▶ [WHAT IS EXPECTED]: Count each line below that has "this" anywhere in it. Answer with the total alone.

......

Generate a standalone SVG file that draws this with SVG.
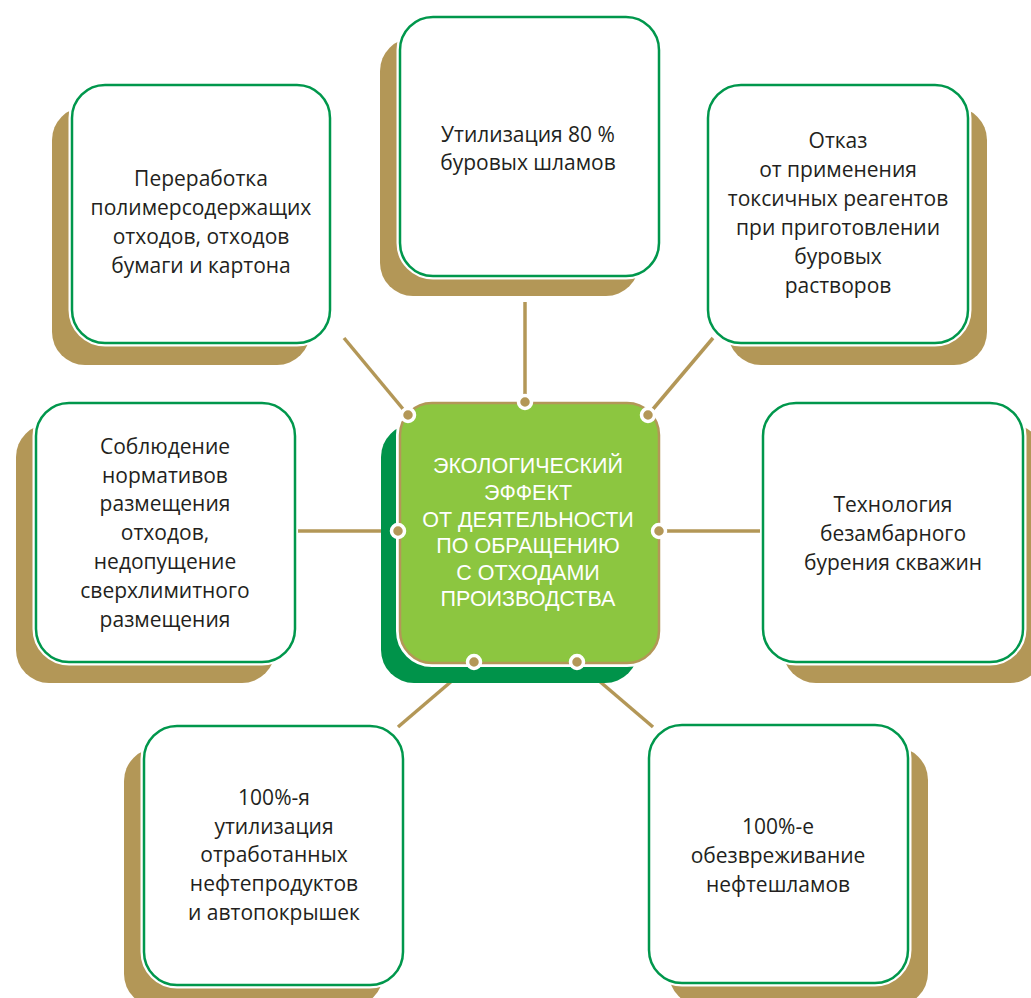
<svg xmlns="http://www.w3.org/2000/svg" width="1031" height="998" viewBox="0 0 1031 998">
<style>
.sh{fill:#B39757}
.halo{fill:#fff;stroke:#fff;stroke-width:7}
.box{fill:#fff;stroke:#00974C;stroke-width:2.5}
.t{font-family:"Open Sans","Noto Sans","Liberation Sans",sans-serif;font-size:21px;fill:#231F20;text-anchor:middle}
.ct{font-family:"Liberation Sans",Arial,sans-serif;font-size:21.5px;fill:#fff;text-anchor:middle}
.ln{stroke:#B39757;stroke-width:3.5;fill:none}
.dot{fill:#B39757;stroke:#fff;stroke-width:3.5}
</style>
<rect width="1031" height="998" fill="#fff"/>

<g id="n1">
<rect class="sh" x="52" y="107" width="258" height="258" rx="33"/>
<rect class="halo" x="72" y="85" width="258" height="258" rx="33"/>
<rect class="box" x="72" y="85" width="258" height="258" rx="33"/>
<text class="t" x="201" y="186">Переработка</text>
<text class="t" x="201" y="215">полимерсодержащих</text>
<text class="t" x="201" y="244">отходов, отходов</text>
<text class="t" x="201" y="273">бумаги и картона</text>
</g>

<g id="n2">
<rect class="sh" x="380" y="38" width="259" height="258" rx="33"/>
<rect class="halo" x="400" y="17" width="259" height="259" rx="33"/>
<rect class="box" x="400" y="17" width="259" height="259" rx="33"/>
<text class="t" x="528" y="142">Утилизация 80 %</text>
<text class="t" x="528" y="170">буровых шламов</text>
</g>

<g id="n3">
<rect class="sh" x="728" y="107" width="259" height="258" rx="33"/>
<rect class="halo" x="708" y="85" width="260" height="258" rx="33"/>
<rect class="box" x="708" y="85" width="260" height="258" rx="33"/>
<text class="t" x="838" y="148">Отказ</text>
<text class="t" x="838" y="177">от применения</text>
<text class="t" x="838" y="206">токсичных реагентов</text>
<text class="t" x="838" y="235">при приготовлении</text>
<text class="t" x="838" y="264">буровых</text>
<text class="t" x="838" y="293">растворов</text>
</g>

<g id="n4">
<rect class="sh" x="783" y="424" width="260" height="259" rx="33"/>
<rect class="halo" x="763" y="403" width="260" height="259" rx="33"/>
<rect class="box" x="763" y="403" width="260" height="259" rx="33"/>
<text class="t" x="893" y="512">Технология</text>
<text class="t" x="893" y="541">безамбарного</text>
<text class="t" x="893" y="570">бурения скважин</text>
</g>

<g id="n5">
<rect class="sh" x="124" y="748" width="259" height="259" rx="33"/>
<rect class="halo" x="144" y="726" width="259" height="259" rx="33"/>
<rect class="box" x="144" y="726" width="259" height="259" rx="33"/>
<text class="t" x="274" y="805">100%-я</text>
<text class="t" x="274" y="834">утилизация</text>
<text class="t" x="274" y="862">отработанных</text>
<text class="t" x="274" y="891">нефтепродуктов</text>
<text class="t" x="274" y="920">и автопокрышек</text>
</g>

<g id="n6">
<rect class="sh" x="669" y="747" width="259" height="259" rx="33"/>
<rect class="halo" x="649" y="725" width="259" height="258" rx="33"/>
<rect class="box" x="649" y="725" width="259" height="258" rx="33"/>
<text class="t" x="778" y="834">100%-е</text>
<text class="t" x="778" y="863">обезвреживание</text>
<text class="t" x="778" y="892">нефтешламов</text>
</g>

<g id="n7">
<rect class="sh" x="16" y="424" width="259" height="259" rx="33"/>
<rect class="halo" x="36" y="403" width="259" height="259" rx="33"/>
<rect class="box" x="36" y="403" width="259" height="259" rx="33"/>
<text class="t" x="165" y="454">Соблюдение</text>
<text class="t" x="165" y="483">нормативов</text>
<text class="t" x="165" y="511">размещения</text>
<text class="t" x="165" y="540">отходов,</text>
<text class="t" x="165" y="569">недопущение</text>
<text class="t" x="165" y="598">сверхлимитного</text>
<text class="t" x="165" y="627">размещения</text>
</g>

<g id="connectors">
<line class="ln" x1="344" y1="338" x2="408" y2="415"/>
<line class="ln" x1="525" y1="302" x2="525" y2="402"/>
<line class="ln" x1="713" y1="338" x2="648" y2="415"/>
<line class="ln" x1="298" y1="531" x2="398" y2="531"/>
<line class="ln" x1="659" y1="531" x2="760" y2="531"/>
<line class="ln" x1="474" y1="662" x2="398" y2="727"/>
<line class="ln" x1="577" y1="662" x2="653" y2="727"/>
</g>

<g id="center">
<rect x="381" y="424" width="257" height="259" rx="33" fill="#00934A"/>
<rect x="400" y="403" width="259" height="260" rx="32" fill="#8CC640" stroke="#fff" stroke-width="8"/>
<rect x="400" y="403" width="259" height="260" rx="32" fill="#8CC640" stroke="#B39757" stroke-width="2.5"/>
<text class="ct" x="528" y="473">ЭКОЛОГИЧЕСКИЙ</text>
<text class="ct" x="528" y="500">ЭФФЕКТ</text>
<text class="ct" x="528" y="527">ОТ ДЕЯТЕЛЬНОСТИ</text>
<text class="ct" x="528" y="553">ПО ОБРАЩЕНИЮ</text>
<text class="ct" x="528" y="580">С ОТХОДАМИ</text>
<text class="ct" x="528" y="606">ПРОИЗВОДСТВА</text>
</g>

<g id="dots">
<circle class="dot" cx="408" cy="415" r="6.5"/>
<circle class="dot" cx="525" cy="402" r="6.5"/>
<circle class="dot" cx="648" cy="415" r="6.5"/>
<circle class="dot" cx="398" cy="531" r="6.5"/>
<circle class="dot" cx="659" cy="531" r="6.5"/>
<circle class="dot" cx="474" cy="662" r="6.5"/>
<circle class="dot" cx="577" cy="662" r="6.5"/>
</g>
</svg>
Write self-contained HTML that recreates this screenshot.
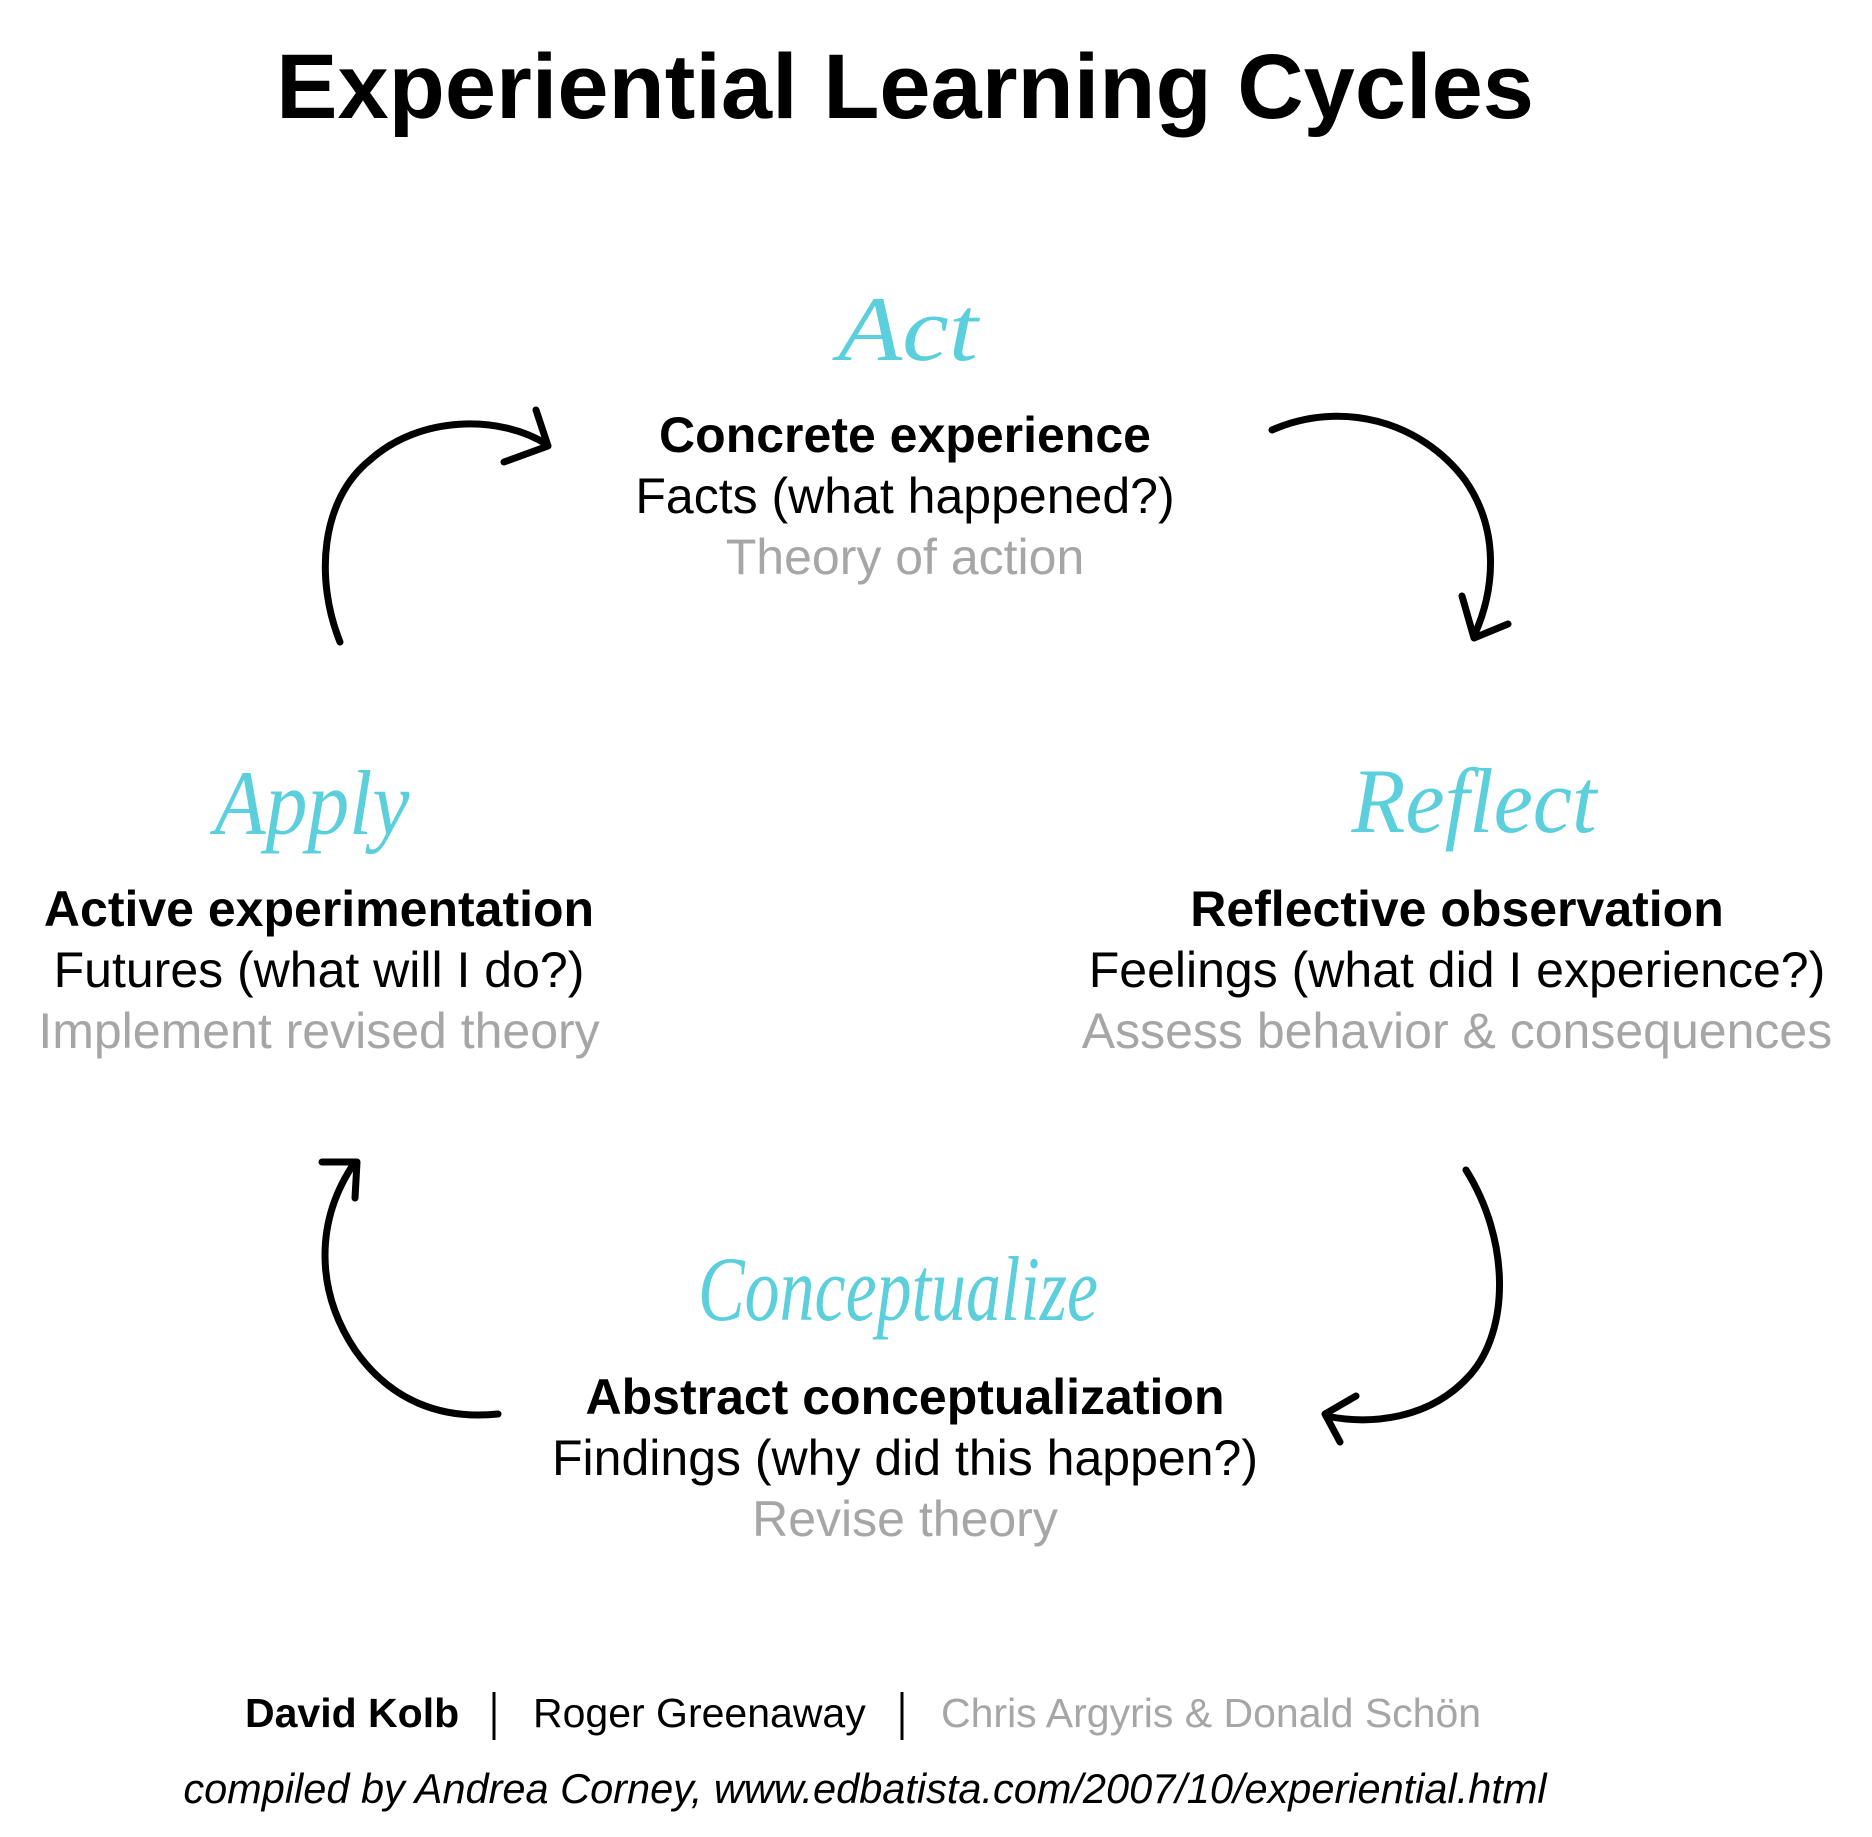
<!DOCTYPE html>
<html><head><meta charset="utf-8"><style>
html,body{margin:0;padding:0;background:#fff;}
svg{display:block;}
</style></head><body>
<svg width="1872" height="1837" viewBox="0 0 1872 1837" xmlns="http://www.w3.org/2000/svg">
<g font-family="Liberation Sans, Arial, sans-serif" text-anchor="middle">
<text x="905" y="118" font-size="92" font-weight="bold" fill="#000">Experiential Learning Cycles</text>

<g font-family="Liberation Serif, serif" font-style="italic" fill="#5ccfdc" font-size="92">
<text x="908" y="360" textLength="140" lengthAdjust="spacingAndGlyphs">Act</text>
<text x="312" y="834" textLength="195" lengthAdjust="spacingAndGlyphs">Apply</text>
<text x="1474" y="832" textLength="245" lengthAdjust="spacingAndGlyphs">Reflect</text>
<text x="898" y="1320" textLength="400" lengthAdjust="spacingAndGlyphs">Conceptualize</text>
</g>

<g font-size="50">
<text x="905" y="452" font-weight="bold">Concrete experience</text>
<text x="905" y="513">Facts (what happened?)</text>
<text x="905" y="574" fill="#a6a6a6">Theory of action</text>

<text x="319" y="926" font-weight="bold">Active experimentation</text>
<text x="319" y="987">Futures (what will I do?)</text>
<text x="319" y="1048" fill="#a6a6a6">Implement revised theory</text>

<text x="1457" y="926" font-weight="bold">Reflective observation</text>
<text x="1457" y="987">Feelings (what did I experience?)</text>
<text x="1457" y="1048" fill="#a6a6a6">Assess behavior &amp; consequences</text>

<text x="905" y="1414" font-weight="bold">Abstract conceptualization</text>
<text x="905" y="1475">Findings (why did this happen?)</text>
<text x="905" y="1536" fill="#a6a6a6">Revise theory</text>
</g>

<g font-size="41" text-anchor="start">
<text x="245" y="1727" font-weight="bold">David Kolb</text>
<text x="533" y="1727">Roger Greenaway</text>
<text x="941" y="1727" fill="#a6a6a6">Chris Argyris &amp; Donald Schön</text>
</g>
<line x1="494" y1="1692" x2="494" y2="1740" stroke="#000" stroke-width="3"/>
<line x1="902" y1="1692" x2="902" y2="1740" stroke="#000" stroke-width="3"/>
<text x="865" y="1803" font-size="41.5" font-style="italic">compiled by Andrea Corney, www.edbatista.com/2007/10/experiential.html</text>
</g>

<g fill="none" stroke="#000" stroke-width="7" stroke-linecap="round" stroke-linejoin="round">
<path d="M340,642 C315,580 320,500 370,460 C420,415 500,415 546,444"/>
<path d="M536,410 L548,446 L504,462"/>
<path d="M1272,430 C1340,400 1420,420 1465,480 C1500,530 1495,590 1474,636"/>
<path d="M1462,596 L1474,638 L1508,624"/>
<path d="M1466,1170 C1510,1240 1510,1330 1470,1375 C1430,1420 1370,1425 1326,1416"/>
<path d="M1356,1396 L1325,1414 L1340,1442"/>
<path d="M498,1414 C440,1420 390,1400 355,1350 C315,1290 315,1220 355,1162"/>
<path d="M322,1162 L357,1162 L355,1198"/>
</g>
</svg>
</body></html>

......

▶ [FINAL RESULT]: 3